The financial adviser said it is because the purpose of the loan has changed and allowed us to buy the IP. He used the example of when you have a PPOR with a mortgage and you decided to rent the property out. From the moment the PPOR turns into a IP the interest is claimable even though the mortgage is the same. He was clear that the security of the mortgage doesn't matter what property it is attached too, but the purpose of that property.

The accountant was even less interested in the details, she just asked is the mortgage wholey attached to the IP? then it is treated as in investment mortgage, as the debt enabled the purchase of the IP even though the mortgage was not new to the property.

I just hope they are right!! In the meantime though I will contact a property lawyer, as it is on my head if i get this wrong.
 
Hi Rob and everyone,
Thankyou for your responses, Rob definately something to look in to. I will now contact a property lawyer to make sure I am on the right track.

I have since spoken to a financial adviser and our accountant of which they feel the interest on the loan is in fact deductible from the time it was switched to the IP.

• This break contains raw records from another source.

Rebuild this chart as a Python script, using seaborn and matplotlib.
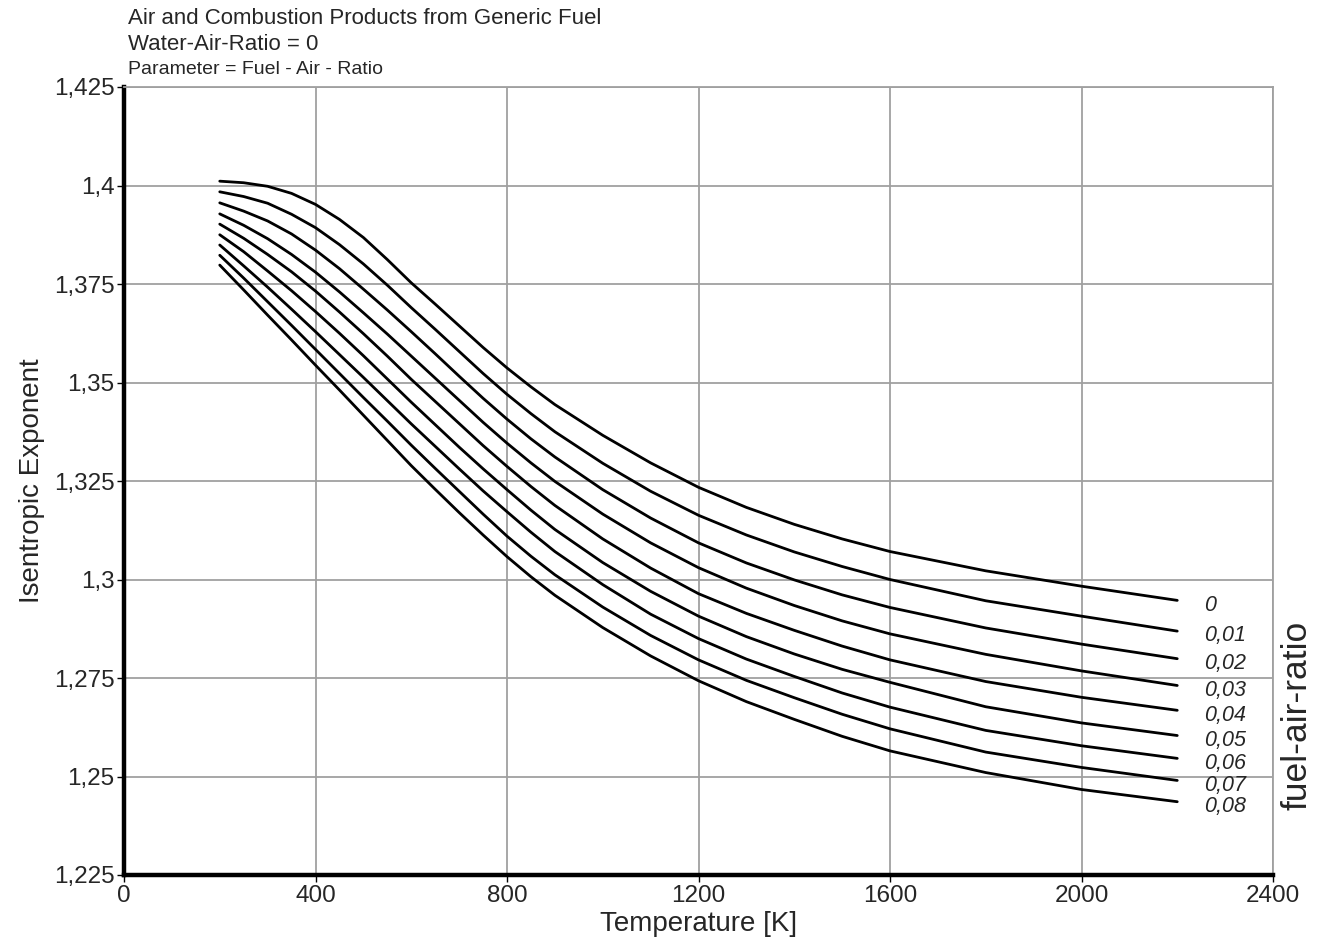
import numpy as np
import pandas as pd
import matplotlib
matplotlib.use("Agg")
import matplotlib.pyplot as plt
import seaborn as sns
from matplotlib.ticker import FuncFormatter

# ---- data ----
temperature = [200, 250, 300, 350, 400, 450, 500, 550, 600, 650, 700, 750, 800, 850, 900,
               1000, 1100, 1200, 1300, 1400, 1500, 1600, 1800, 2000, 2200]
far_labels = ["0", "0,01", "0,02", "0,03", "0,04", "0,05", "0,06", "0,07", "0,08"]

far_000 = [1.4011, 1.4007, 1.3998, 1.3980, 1.3952, 1.3914, 1.3868, 1.3812, 1.3753, 1.3699,
           1.3644, 1.3589, 1.3537, 1.3489, 1.3444, 1.3366, 1.3296, 1.3234, 1.3183, 1.3140,
           1.3103, 1.3071, 1.3022, 1.2983, 1.2947]
far_001 = [1.3984, 1.3972, 1.3955, 1.3927, 1.3893, 1.3850, 1.3801, 1.3747, 1.3690, 1.3635,
           1.3579, 1.3523, 1.3470, 1.3421, 1.3375, 1.3295, 1.3224, 1.3163, 1.3113, 1.3070,
           1.3033, 1.3000, 1.2946, 1.2907, 1.2869]
far_002 = [1.3956, 1.3935, 1.3910, 1.3877, 1.3836, 1.3789, 1.3737, 1.3684, 1.3629, 1.3573,
           1.3516, 1.3460, 1.3407, 1.3357, 1.3311, 1.3228, 1.3156, 1.3093, 1.3042, 1.2999,
           1.2961, 1.2929, 1.2877, 1.2836, 1.2799]
far_003 = [1.3928, 1.3899, 1.3865, 1.3825, 1.3780, 1.3730, 1.3677, 1.3623, 1.3567, 1.3511,
           1.3455, 1.3399, 1.3346, 1.3296, 1.3249, 1.3166, 1.3093, 1.3030, 1.2978, 1.2934,
           1.2895, 1.2862, 1.2810, 1.2768, 1.2731]
far_004 = [1.3902, 1.3866, 1.3825, 1.3781, 1.3732, 1.3679, 1.3624, 1.3567, 1.3508, 1.3452,
           1.3396, 1.3340, 1.3287, 1.3236, 1.3188, 1.3103, 1.3029, 1.2964, 1.2914, 1.2871,
           1.2831, 1.2796, 1.2741, 1.2701, 1.2668]
far_005 = [1.3875, 1.3832, 1.3783, 1.3733, 1.3680, 1.3625, 1.3568, 1.3509, 1.3450, 1.3393,
           1.3336, 1.3281, 1.3228, 1.3176, 1.3127, 1.3043, 1.2970, 1.2907, 1.2855, 1.2811,
           1.2772, 1.2739, 1.2677, 1.2636, 1.2604]
far_006 = [1.3849, 1.3796, 1.3742, 1.3686, 1.3629, 1.3571, 1.3513, 1.3454, 1.3395, 1.3338,
           1.3281, 1.3225, 1.3172, 1.3120, 1.3071, 1.2987, 1.2912, 1.2850, 1.2798, 1.2754,
           1.2712, 1.2676, 1.2617, 1.2578, 1.2546]
far_007 = [1.3823, 1.3765, 1.3705, 1.3645, 1.3584, 1.3523, 1.3462, 1.3402, 1.3341, 1.3282,
           1.3224, 1.3166, 1.3110, 1.3059, 1.3012, 1.2930, 1.2858, 1.2796, 1.2744, 1.2700,
           1.2658, 1.2621, 1.2562, 1.2523, 1.2490]
far_008 = [1.3798, 1.3735, 1.3671, 1.3608, 1.3544, 1.3481, 1.3417, 1.3353, 1.3289, 1.3229,
           1.3170, 1.3113, 1.3058, 1.3007, 1.2960, 1.2878, 1.2806, 1.2743, 1.2690, 1.2645,
           1.2602, 1.2565, 1.2510, 1.2467, 1.2436]

x_ticks = [0, 400, 800, 1200, 1600, 2000, 2400]
y_ticks = [1.225, 1.25, 1.275, 1.3, 1.325, 1.35, 1.375, 1.4, 1.425]

series = [far_000, far_001, far_002, far_003, far_004, far_005, far_006, far_007, far_008]
rows = []
for lab, vals in zip(far_labels, series):
    for t, v in zip(temperature, vals):
        rows.append({"T": t, "kappa": v, "far": lab})
df = pd.DataFrame(rows)

# ---- figure ----
sns.set_theme(style="white")
plt.rcParams["font.family"] = ["Liberation Sans", "DejaVu Sans"]

fig = plt.figure(figsize=(13.17, 9.44), dpi=100)
ax = fig.add_axes([124 / 1317, 1 - 875 / 944, (1273 - 124) / 1317, (875 - 87) / 944])

sns.lineplot(data=df, x="T", y="kappa", hue="far", hue_order=far_labels,
             palette=["black"] * len(far_labels), legend=False, linewidth=2.0,
             ax=ax, sort=False)
for ln in ax.lines:
    ln.set_solid_joinstyle("round")

ax.set_xlim(0, 2400)
ax.set_ylim(1.225, 1.425)
ax.set_xticks(x_ticks)
ax.set_yticks(y_ticks)


def comma_fmt(v, pos):
    s = ("%.3f" % v).rstrip("0").rstrip(".")
    return s.replace(".", ",")


ax.yaxis.set_major_formatter(FuncFormatter(comma_fmt))
ax.xaxis.set_major_formatter(FuncFormatter(lambda v, p: "%d" % v))
ax.grid(True, color="#a0a0a0", linewidth=1.3)
ax.set_axisbelow(True)

for side in ["top", "right"]:
    ax.spines[side].set_color("#a0a0a0")
    ax.spines[side].set_linewidth(1.3)
for side in ["left", "bottom"]:
    ax.spines[side].set_color("black")
    ax.spines[side].set_linewidth(3.2)

ax.tick_params(axis="both", which="major", direction="out", length=5, width=1,
               color="black", labelsize=17.5, pad=2, left=True, bottom=True)

ax.set_xlabel("Temperature [K]", fontsize=20)
ax.xaxis.set_label_coords(0.5, -0.046)
ax.set_ylabel("Isentropic Exponent", fontsize=20)
ax.yaxis.set_label_coords(-0.069, 0.5)

# curve labels at the right end
for lab, vals in zip(far_labels, series):
    ax.annotate(lab, xy=(temperature[-1], vals[-1]), xytext=(19.5, -3.5),
                textcoords="offset points", ha="left", va="center",
                fontsize=15.5, fontstyle="italic")

fig.text(1297 / 1317, 1 - 715 / 944, "fuel-air-ratio", rotation=90,
         ha="center", va="center", fontsize=25.5)

fig.text(128 / 1317, 1 - 19 / 944, "Air and Combustion Products from Generic Fuel",
         ha="left", va="center", fontsize=16)
fig.text(128 / 1317, 1 - 45 / 944, "Water-Air-Ratio = 0",
         ha="left", va="center", fontsize=16)
fig.text(128 / 1317, 1 - 70 / 944, "Parameter = Fuel - Air - Ratio",
         ha="left", va="center", fontsize=14)

fig.savefig("out.png", dpi=100, facecolor="white")
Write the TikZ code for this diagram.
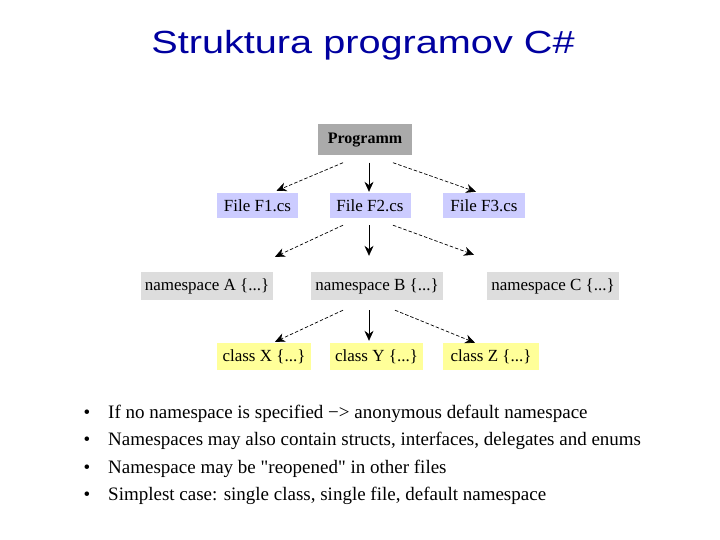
\documentclass[tikz,border=0pt]{standalone}
\usepackage{fontspec}
\usetikzlibrary{arrows.meta}
\setmainfont[Ligatures=TeXOff]{Liberation Serif}
\newfontfamily\titlefont[FakeStretch=1.24]{Liberation Sans}
\definecolor{titleblue}{RGB}{0,0,160}
\definecolor{proggray}{RGB}{170,170,170}
\definecolor{filelav}{RGB}{204,204,255}
\definecolor{nsgray}{RGB}{221,221,221}
\definecolor{classyel}{RGB}{255,255,153}
\begin{document}
\begin{tikzpicture}[x=1pt,y=-1pt,
    box/.style={inner sep=0pt,font=\fontsize{17}{17}\selectfont},
    arr/.style={-{Stealth[length=10pt,width=9pt]},line width=0.7pt},
    dsh/.style={arr,dash pattern=on 3.5pt off 2pt}]
    \useasboundingbox[fill=white] (0,0) rectangle (720,540);
    % title
    \node[titleblue,font=\titlefont\fontsize{32}{32}\selectfont] (title) at (363,45) {Struktura programov C\#};
    % level 0
    \node[box,fill=proggray,minimum width=94pt,minimum height=31pt,font=\bfseries\fontsize{16}{16}\selectfont] (prog) at (365,140) {Programm};
    % level 1
    \node[box,fill=filelav,minimum width=81pt,minimum height=25pt] (fone) at (257.5,205.5) {File F1.cs};
    \node[box,fill=filelav,minimum width=81pt,minimum height=25pt] (ftwo) at (370,205.5) {File F2.cs};
    \node[box,fill=filelav,minimum width=82pt,minimum height=25pt] (fthree) at (484,205.5) {File F3.cs};
    \draw[dsh] ([xshift=-22pt,yshift=-7pt]prog.south) -- ([xshift=19pt,yshift=2pt]fone.north);
    \draw[arr] ([xshift=4pt,yshift=-7pt]prog.south) -- ([xshift=-1pt,yshift=1pt]ftwo.north);
    \draw[dsh] ([xshift=28pt,yshift=-7pt]prog.south) -- ([xshift=-8pt,yshift=1pt]fthree.north);
    % level 2
    \node[box,fill=nsgray,minimum width=132pt,minimum height=28pt] (nsa) at (207,286) {namespace A \{...\}};
    \node[box,fill=nsgray,minimum width=132pt,minimum height=28pt] (nsb) at (377,286) {namespace B \{...\}};
    \node[box,fill=nsgray,minimum width=132pt,minimum height=28pt] (nsc) at (553,286) {namespace C \{...\}};
    \draw[dsh] ([xshift=-27pt,yshift=-7pt]ftwo.south) -- ([xshift=68pt,yshift=15pt]nsa.north);
    \draw[arr] ([xshift=-1pt,yshift=-7pt]ftwo.south) -- ([xshift=-8pt,yshift=16pt]nsb.north);
    \draw[dsh] ([xshift=23pt,yshift=-7pt]ftwo.south) -- ([xshift=-79pt,yshift=17pt]nsc.north);
    % level 3
    \node[box,fill=classyel,minimum width=94pt,minimum height=27pt] (clx) at (264,356.5) {class X \{...\}};
    \node[box,fill=classyel,minimum width=93pt,minimum height=27pt] (cly) at (376.5,356.5) {class Y \{...\}};
    \node[box,fill=classyel,minimum width=96pt,minimum height=27pt] (clz) at (491,356.5) {class Z \{...\}};
    \draw[dsh] ([xshift=-34pt,yshift=-10pt]nsb.south) -- ([xshift=11pt,yshift=1pt]clx.north);
    \draw[arr] ([xshift=-8pt,yshift=-10pt]nsb.south) -- ([xshift=-7.5pt,yshift=2pt]cly.north);
    \draw[dsh] ([xshift=18pt,yshift=-10pt]nsb.south) -- ([xshift=-16pt,yshift=0pt]clz.north);
    % bullets
    \foreach \txt [count=\i] in {%
        {If no namespace is specified −> anonymous default namespace},
        {Namespaces may also contain structs, interfaces, delegates and enums},
        {Namespace may be "reopened" in other files},
        {Simplest case: single class, single file, default namespace}} {
      \node[anchor=base,inner sep=0pt,font=\fontsize{19}{19}\selectfont] (dot\i) at (87,390.5+27.5*\i) {\textbullet};
      \node[anchor=base west,inner sep=0pt,font=\fontsize{19}{19}\selectfont] (item\i) at (108,390.5+27.5*\i) {\txt};
    }
\end{tikzpicture}
\end{document}
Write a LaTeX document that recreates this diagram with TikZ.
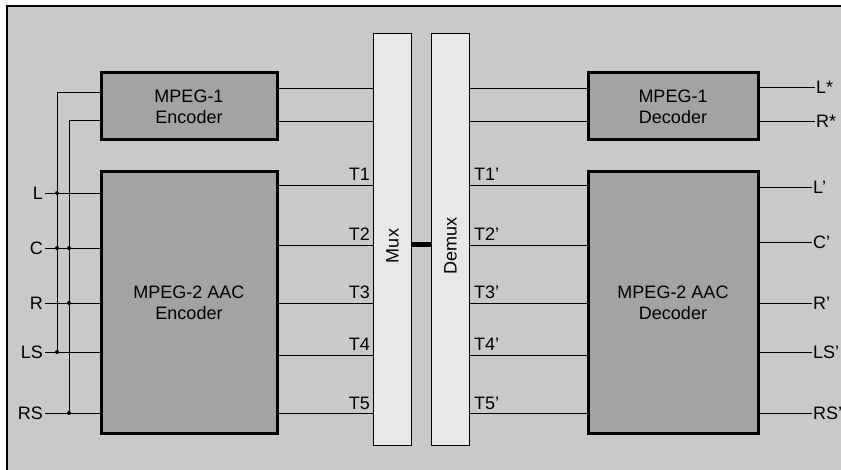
\documentclass[tikz,border=0pt]{standalone}
\usepackage{fontspec}
\setmainfont{Liberation Sans}
\definecolor{bgc}{gray}{0.79}
\definecolor{boxc}{gray}{0.64}
\definecolor{muxc}{gray}{0.91}
\begin{document}
\begin{tikzpicture}[x=1pt,y=-1pt,
  txt/.style={font=\fontsize{18}{21}\selectfont,inner sep=0pt},
  blk/.style={draw,line width=3pt,fill=boxc,inner sep=0pt,align=center,font=\fontsize{18}{21}\selectfont},
  bar/.style={draw,line width=0.8pt,fill=muxc,inner sep=0pt,minimum width=38pt,minimum height=412pt},
  ln/.style={line width=0.8pt},
  dot/.style={circle,fill=black,inner sep=0pt,minimum size=4pt}]
\useasboundingbox (0,0) rectangle (841,470);
\fill[white] (0,0) rectangle (841,470);
\fill[bgc] (7,6) rectangle (841,470);
\draw[line width=1.5pt] (7,470) -- (7,6) -- (841,6);

% blocks
\node[blk,minimum width=176pt,minimum height=67pt] (enc1) at (189,106.5) {MPEG-1\\Encoder};
\node[blk,minimum width=176pt,minimum height=261pt] (enc2) at (189,302.5) {MPEG-2 AAC\\Encoder};
\node[bar] (mux) at (392.5,239) {};
\node[bar] (demux) at (450.5,239) {};
\node[txt,rotate=90] (muxl) at (392.5,246) {Mux};
\node[txt,rotate=90] (demuxl) at (450.5,246) {Demux};
\node[blk,minimum width=170pt,minimum height=67pt] (dec1) at (673,106.5) {MPEG-1\\Decoder};
\node[blk,minimum width=170pt,minimum height=261pt] (dec2) at (673,302.5) {MPEG-2 AAC\\Decoder};

% mux-demux link
\draw[line width=5pt] (mux.east |- 0,245) -- (demux.west |- 0,245);

% inputs
\foreach \n/\t/\y in {iL/L/193, iC/C/248, iR/R/303, iLS/LS/352, iRS/RS/413}{
  \node[txt,anchor=east] (\n) at (43,\y) {\t};
  \draw[ln] ([xshift=2pt]\n.east) -- (enc2.west |- \n.east);
}
\coordinate (ja) at (57,92);
\coordinate (jb) at (69,120);
\draw[ln] (enc1.west |- ja) -- (ja) -- (ja |- iLS.east);
\draw[ln] (enc1.west |- jb) -- (jb) -- (jb |- iRS.east);
\foreach \a/\b in {ja/iL, ja/iC, jb/iC, jb/iR, ja/iLS, jb/iRS}{
  \node[dot] at (\a |- \b.east) {};
}

% MPEG-1 paths
\foreach \y in {88,121}{
  \draw[ln] (enc1.east |- 0,\y) -- (mux.west |- 0,\y);
  \draw[ln] (demux.east |- 0,\y) -- (dec1.west |- 0,\y);
}

% T channels
\foreach \i/\y in {1/185,2/245,3/303,4/355,5/413}{
  \draw[ln] (enc2.east |- 0,\y) -- (mux.west |- 0,\y);
  \draw[ln] (demux.east |- 0,\y) -- (dec2.west |- 0,\y);
  \node[txt,anchor=base east] (t\i) at (370,\y-4) {T\i};
  \node[txt,anchor=base west] (tp\i) at (474,\y-4) {T\i'};
}

% outputs
\foreach \n/\t/\y in {oLs/L*/87, oRs/R*/121}{
  \node[txt,anchor=west] (\n) at (816,\y) {\t};
  \draw[ln] (dec1.east |- \n.west) -- ([xshift=-1pt]\n.west);
}
\foreach \n/\t/\y in {oL/L'/187, oC/C'/242, oR/R'/303, oLS/LS'/352, oRS/RS'/413}{
  \node[txt,anchor=west] (\n) at (813,\y) {\t};
  \draw[ln] (dec2.east |- \n.west) -- ([xshift=-1pt]\n.west);
}
\end{tikzpicture}
\end{document}
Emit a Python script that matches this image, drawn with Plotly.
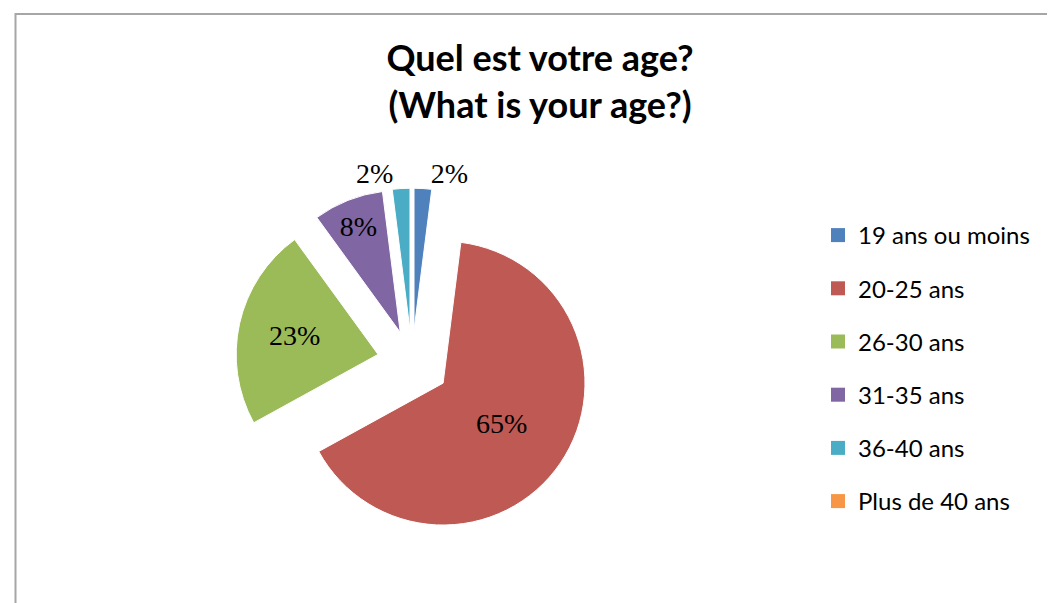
import plotly.graph_objects as go

# ---- data ----
labels = ["19 ans ou moins", "20-25 ans", "26-30 ans", "31-35 ans", "36-40 ans", "Plus de 40 ans"]
values = [2, 65, 23, 8, 2, 0]
colors = ["#4F81BD", "#BE5953", "#9BBB59", "#8066A2", "#4BACC6", "#F79646"]
label_pos = ["outside", "inside", "inside", "inside", "outside", "none"]
pulls = [0.225, 0.265, 0.245, 0.225, 0.225, 0.225]
title_lines = ["Quel est votre age?", "(What is your age?)"]

W, H = 1055, 603

# pie box (pixels) -> paper domain
cx, cy, box = 404, 354, 359

fig = go.Figure()
fig.add_trace(go.Pie(
    labels=labels, values=values, sort=False, direction="clockwise", rotation=0,
    marker=dict(colors=colors, line=dict(color="white", width=1)),
    pull=pulls, textposition=label_pos, texttemplate="%{percent:.0%}",
    insidetextorientation="horizontal",
    textfont=dict(family="Liberation Serif", size=28, color="black"),
    domain=dict(x=[(cx - box / 2) / W, (cx + box / 2) / W],
                y=[1 - (cy + box / 2) / H, 1 - (cy - box / 2) / H]),
    showlegend=False,
))

for lab, col in zip(labels, colors):
    fig.add_trace(go.Scatter(
        x=[None], y=[None], mode="markers", name=lab, legendgroup=lab,
        marker=dict(symbol="square", size=14, color=col), hoverinfo="skip",
    ))

fig.add_shape(type="rect", xref="paper", yref="paper",
              x0=7.5 / W, x1=1.05, y0=-0.05, y1=1 - 6 / H,
              line=dict(color="#A6A6A6", width=2), layer="above")

fig.update_layout(
    width=W, height=H,
    margin=dict(l=0, r=0, t=0, b=0),
    paper_bgcolor="white", plot_bgcolor="white",
    title=dict(text="<br>".join(title_lines), x=532 / W, xanchor="center",
               y=1 - 63 / H, yanchor="top",
               font=dict(family="Lato", size=36, color="black", weight="bold")),
    xaxis=dict(visible=False), yaxis=dict(visible=False),
    legend=dict(x=810 / W, y=1 - 205 / H, xanchor="left", yanchor="top",
                tracegroupgap=19, font=dict(family="Lato", size=24, color="black"),
                bgcolor="rgba(0,0,0,0)"),
)

fig.write_html("out.html")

The financial adviser said it is because the purpose of the loan has changed and allowed us to buy the IP. He used the example of when you have a PPOR with a mortgage and you decided to rent the property out. From the moment the PPOR turns into a IP the interest is claimable even though the mortgage is the same. He was clear that the security of the mortgage doesn't matter what property it is attached too, but the purpose of that property.

The accountant was even less interested in the details, she just asked is the mortgage wholey attached to the IP? then it is treated as in investment mortgage, as the debt enabled the purchase of the IP even though the mortgage was not new to the property.

I just hope they are right!! In the meantime though I will contact a property lawyer, as it is on my head if i get this wrong.

A property lawyer will be just as useful as the financial planner. you should seek out a tax lawyer.